All of that can be revived—lots of possibilities for media that are freed from corporate or state control. As for public media, they can, to some degree be more free than commercial media. The measure of their freedom largely depends on the level of democracy in the broader society. If it’s controlled by the state under Stalinist Russia, obviously it’s not going to be free, but if it’s the UK’s BBC, then yes, it can be reasonably free—not totally free by any means, but reasonably so.

VP: One last question that doesn’t involve media directly, but seems relevant, especially given recent attacks on progressive academics. In the popular imagination, the academy is overrun with raging leftists. But of course, we know that it’s predominantly a liberal institution, with leftists a small minority. Do you have advice for radicals today who are trying to make their way through this system, trying to be effective scholar activists?

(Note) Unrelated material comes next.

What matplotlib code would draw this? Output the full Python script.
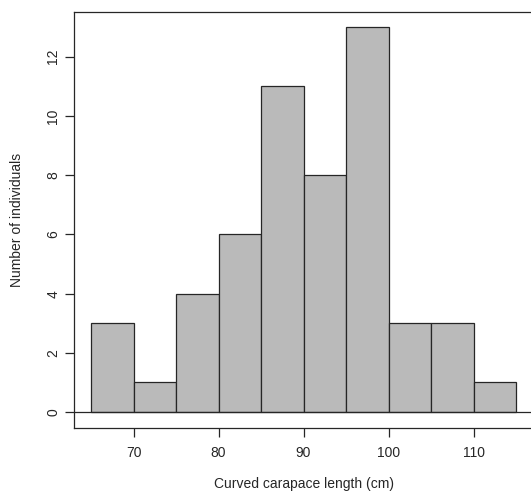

NC: It’s difficult because there are many barriers. The academic world is basically centrist. It’s called liberal, which would mean by international standards, more or less centrist. It might be aligned with the Democratic Party, but it’s not even social democratic. If you try to break out of it by being more radical, you face difficulties. They’re often subtle, like just saying, “This isn’t the kind of topic you want to work on,” which is another way of saying “you better shape up and do something else.” You must face the reality of the doctrinal system and try to press the limits. Sometimes you can find supportive colleagues who allow you to go beyond these limitations, but many will not. So you have to understand the nature of the institution, the nature of the factors that are leading it to function this way, and then try to find a path through the thicket of difficulties.